■ Source material
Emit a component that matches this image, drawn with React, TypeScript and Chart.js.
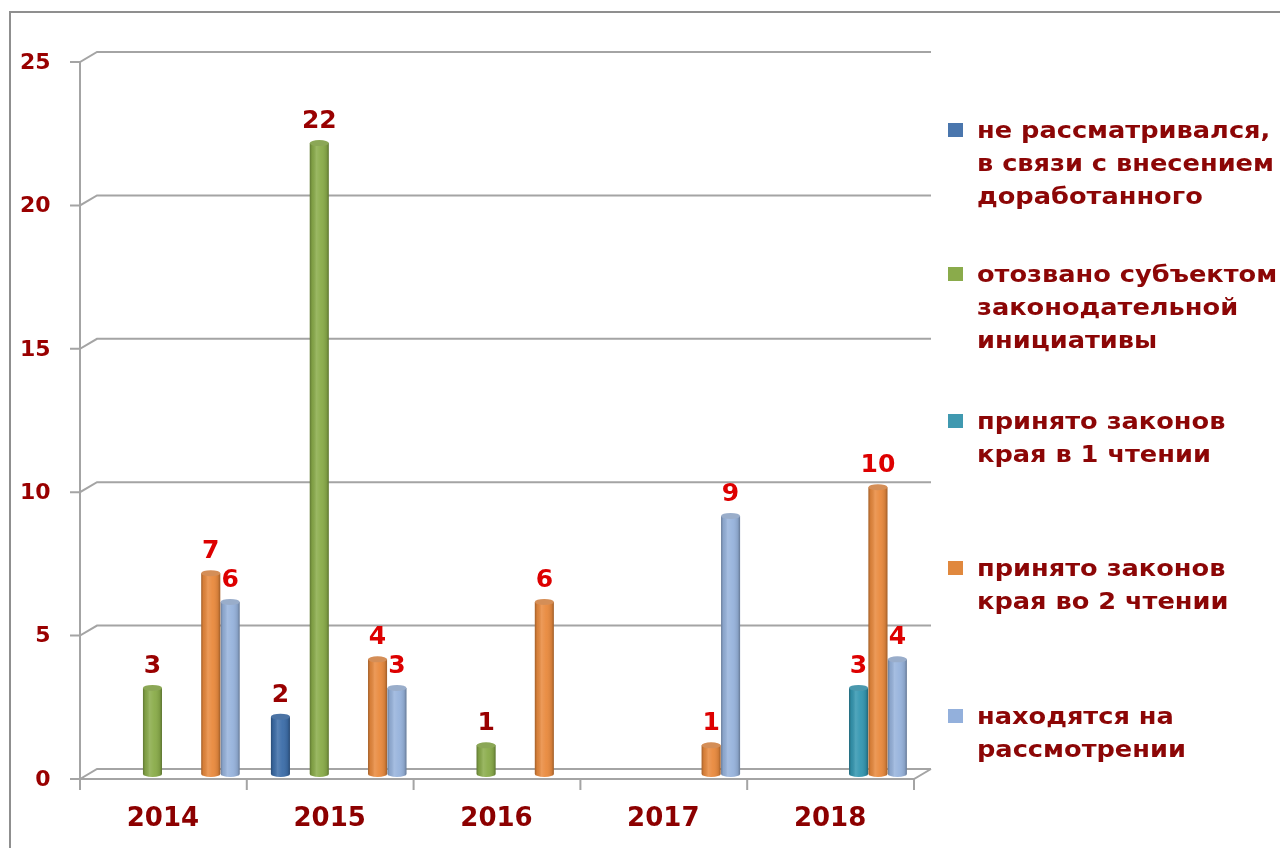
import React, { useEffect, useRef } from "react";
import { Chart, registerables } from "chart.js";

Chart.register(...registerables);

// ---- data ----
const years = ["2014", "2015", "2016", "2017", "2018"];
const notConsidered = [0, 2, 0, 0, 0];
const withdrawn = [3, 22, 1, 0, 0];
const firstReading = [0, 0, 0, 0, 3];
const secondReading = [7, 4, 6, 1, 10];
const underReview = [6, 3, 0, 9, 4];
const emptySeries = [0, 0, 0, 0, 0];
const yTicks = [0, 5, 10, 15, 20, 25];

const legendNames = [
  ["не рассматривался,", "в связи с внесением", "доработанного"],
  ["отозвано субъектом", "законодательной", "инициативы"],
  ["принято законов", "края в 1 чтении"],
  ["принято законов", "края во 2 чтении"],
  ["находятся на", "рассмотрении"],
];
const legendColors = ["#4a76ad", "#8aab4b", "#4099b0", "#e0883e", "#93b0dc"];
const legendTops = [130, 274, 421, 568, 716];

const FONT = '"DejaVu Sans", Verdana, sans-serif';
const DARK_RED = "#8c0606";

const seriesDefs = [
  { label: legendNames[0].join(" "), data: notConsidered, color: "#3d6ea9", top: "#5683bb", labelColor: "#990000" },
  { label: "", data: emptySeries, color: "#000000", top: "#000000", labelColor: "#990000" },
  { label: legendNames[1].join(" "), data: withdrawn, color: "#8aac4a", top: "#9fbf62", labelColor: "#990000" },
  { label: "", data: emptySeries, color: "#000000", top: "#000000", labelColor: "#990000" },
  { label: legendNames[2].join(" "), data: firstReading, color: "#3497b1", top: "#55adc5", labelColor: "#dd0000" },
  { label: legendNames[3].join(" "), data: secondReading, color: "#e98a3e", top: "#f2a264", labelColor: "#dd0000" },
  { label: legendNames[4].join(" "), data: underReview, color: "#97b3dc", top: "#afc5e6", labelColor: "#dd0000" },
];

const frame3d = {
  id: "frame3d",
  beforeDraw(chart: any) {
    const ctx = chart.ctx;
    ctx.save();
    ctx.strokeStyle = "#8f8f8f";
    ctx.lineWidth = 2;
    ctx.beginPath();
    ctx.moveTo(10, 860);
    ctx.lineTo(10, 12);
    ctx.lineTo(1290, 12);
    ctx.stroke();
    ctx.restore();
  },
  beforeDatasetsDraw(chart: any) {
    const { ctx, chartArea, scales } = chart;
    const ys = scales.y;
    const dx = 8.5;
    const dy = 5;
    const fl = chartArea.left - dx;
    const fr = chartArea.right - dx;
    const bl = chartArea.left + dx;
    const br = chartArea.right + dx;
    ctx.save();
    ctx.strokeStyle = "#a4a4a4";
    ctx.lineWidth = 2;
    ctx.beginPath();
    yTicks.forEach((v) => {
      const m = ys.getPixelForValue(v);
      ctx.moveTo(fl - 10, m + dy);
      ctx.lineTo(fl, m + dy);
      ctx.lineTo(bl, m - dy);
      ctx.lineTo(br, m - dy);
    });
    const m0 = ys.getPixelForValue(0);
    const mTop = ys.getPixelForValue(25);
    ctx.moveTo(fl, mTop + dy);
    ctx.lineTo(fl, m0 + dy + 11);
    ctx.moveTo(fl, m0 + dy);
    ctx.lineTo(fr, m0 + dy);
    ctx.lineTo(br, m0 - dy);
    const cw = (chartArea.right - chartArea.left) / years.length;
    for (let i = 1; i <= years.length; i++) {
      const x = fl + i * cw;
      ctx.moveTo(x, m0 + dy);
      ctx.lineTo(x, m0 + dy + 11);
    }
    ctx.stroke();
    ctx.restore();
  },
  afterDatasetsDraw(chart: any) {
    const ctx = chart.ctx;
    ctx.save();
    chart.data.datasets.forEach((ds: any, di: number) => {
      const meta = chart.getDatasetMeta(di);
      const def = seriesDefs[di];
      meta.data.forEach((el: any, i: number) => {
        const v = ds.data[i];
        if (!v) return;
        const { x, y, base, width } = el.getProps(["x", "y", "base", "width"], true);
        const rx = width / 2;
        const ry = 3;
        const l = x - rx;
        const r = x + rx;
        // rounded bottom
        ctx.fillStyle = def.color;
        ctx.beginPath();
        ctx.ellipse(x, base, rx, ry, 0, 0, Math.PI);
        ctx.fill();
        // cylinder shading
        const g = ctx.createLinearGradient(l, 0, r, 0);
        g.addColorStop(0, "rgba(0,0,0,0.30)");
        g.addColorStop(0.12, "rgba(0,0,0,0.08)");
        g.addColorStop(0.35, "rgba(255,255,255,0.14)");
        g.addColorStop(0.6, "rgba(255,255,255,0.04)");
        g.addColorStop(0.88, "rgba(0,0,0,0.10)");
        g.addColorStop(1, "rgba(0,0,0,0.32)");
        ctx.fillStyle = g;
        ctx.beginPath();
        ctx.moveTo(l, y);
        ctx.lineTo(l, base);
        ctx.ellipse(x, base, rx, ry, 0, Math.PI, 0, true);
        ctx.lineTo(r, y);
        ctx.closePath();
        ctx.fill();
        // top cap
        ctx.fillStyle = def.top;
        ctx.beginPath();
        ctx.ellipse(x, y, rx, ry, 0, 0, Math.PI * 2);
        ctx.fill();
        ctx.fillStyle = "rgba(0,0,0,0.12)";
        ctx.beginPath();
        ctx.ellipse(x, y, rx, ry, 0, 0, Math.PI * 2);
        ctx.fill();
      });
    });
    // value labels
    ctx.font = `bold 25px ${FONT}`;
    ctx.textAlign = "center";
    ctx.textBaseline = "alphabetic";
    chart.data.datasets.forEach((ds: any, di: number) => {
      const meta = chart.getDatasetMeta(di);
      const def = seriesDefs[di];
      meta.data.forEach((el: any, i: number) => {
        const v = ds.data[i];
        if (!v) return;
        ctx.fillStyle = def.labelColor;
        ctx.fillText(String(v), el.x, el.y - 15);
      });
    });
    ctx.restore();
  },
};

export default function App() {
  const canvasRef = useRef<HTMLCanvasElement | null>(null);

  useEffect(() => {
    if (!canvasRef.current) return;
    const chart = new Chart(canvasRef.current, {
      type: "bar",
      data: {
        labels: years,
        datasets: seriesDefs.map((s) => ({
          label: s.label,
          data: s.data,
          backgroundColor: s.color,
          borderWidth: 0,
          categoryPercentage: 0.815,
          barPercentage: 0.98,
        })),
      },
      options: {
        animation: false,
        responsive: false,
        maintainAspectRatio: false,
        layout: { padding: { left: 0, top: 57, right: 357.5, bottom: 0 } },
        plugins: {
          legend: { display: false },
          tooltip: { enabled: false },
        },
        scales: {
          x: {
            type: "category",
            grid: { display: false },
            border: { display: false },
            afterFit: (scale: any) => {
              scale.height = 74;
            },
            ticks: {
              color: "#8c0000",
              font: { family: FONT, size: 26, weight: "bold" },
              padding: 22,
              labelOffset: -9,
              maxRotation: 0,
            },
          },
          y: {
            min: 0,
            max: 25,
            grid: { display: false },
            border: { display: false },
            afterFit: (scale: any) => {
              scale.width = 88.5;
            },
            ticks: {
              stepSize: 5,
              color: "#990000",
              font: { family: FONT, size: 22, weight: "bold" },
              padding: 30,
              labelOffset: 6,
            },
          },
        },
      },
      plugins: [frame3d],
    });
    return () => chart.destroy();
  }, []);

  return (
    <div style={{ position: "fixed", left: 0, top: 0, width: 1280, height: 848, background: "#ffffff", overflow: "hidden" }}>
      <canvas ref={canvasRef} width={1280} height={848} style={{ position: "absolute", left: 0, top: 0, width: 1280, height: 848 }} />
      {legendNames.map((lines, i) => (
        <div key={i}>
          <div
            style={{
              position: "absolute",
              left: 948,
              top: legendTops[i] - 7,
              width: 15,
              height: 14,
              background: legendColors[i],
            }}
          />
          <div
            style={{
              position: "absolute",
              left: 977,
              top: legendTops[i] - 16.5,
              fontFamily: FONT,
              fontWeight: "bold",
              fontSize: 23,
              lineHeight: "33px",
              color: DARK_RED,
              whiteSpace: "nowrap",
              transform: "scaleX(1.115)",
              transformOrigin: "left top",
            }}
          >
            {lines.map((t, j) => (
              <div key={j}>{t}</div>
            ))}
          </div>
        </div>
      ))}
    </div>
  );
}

■ Do this
The lines from the top of the data above through the one holding "const legendTops = [130, 274, 421, 568, 716];" are to be repeated exactly, and only those, with no pictures.

■ Solved exercise
Emit a component that matches this image, drawn with React, TypeScript and Chart.js.
import React, { useEffect, useRef } from "react";
import { Chart, registerables } from "chart.js";

Chart.register(...registerables);

// ---- data ----
const years = ["2014", "2015", "2016", "2017", "2018"];
const notConsidered = [0, 2, 0, 0, 0];
const withdrawn = [3, 22, 1, 0, 0];
const firstReading = [0, 0, 0, 0, 3];
const secondReading = [7, 4, 6, 1, 10];
const underReview = [6, 3, 0, 9, 4];
const emptySeries = [0, 0, 0, 0, 0];
const yTicks = [0, 5, 10, 15, 20, 25];

const legendNames = [
  ["не рассматривался,", "в связи с внесением", "доработанного"],
  ["отозвано субъектом", "законодательной", "инициативы"],
  ["принято законов", "края в 1 чтении"],
  ["принято законов", "края во 2 чтении"],
  ["находятся на", "рассмотрении"],
];
const legendColors = ["#4a76ad", "#8aab4b", "#4099b0", "#e0883e", "#93b0dc"];
const legendTops = [130, 274, 421, 568, 716];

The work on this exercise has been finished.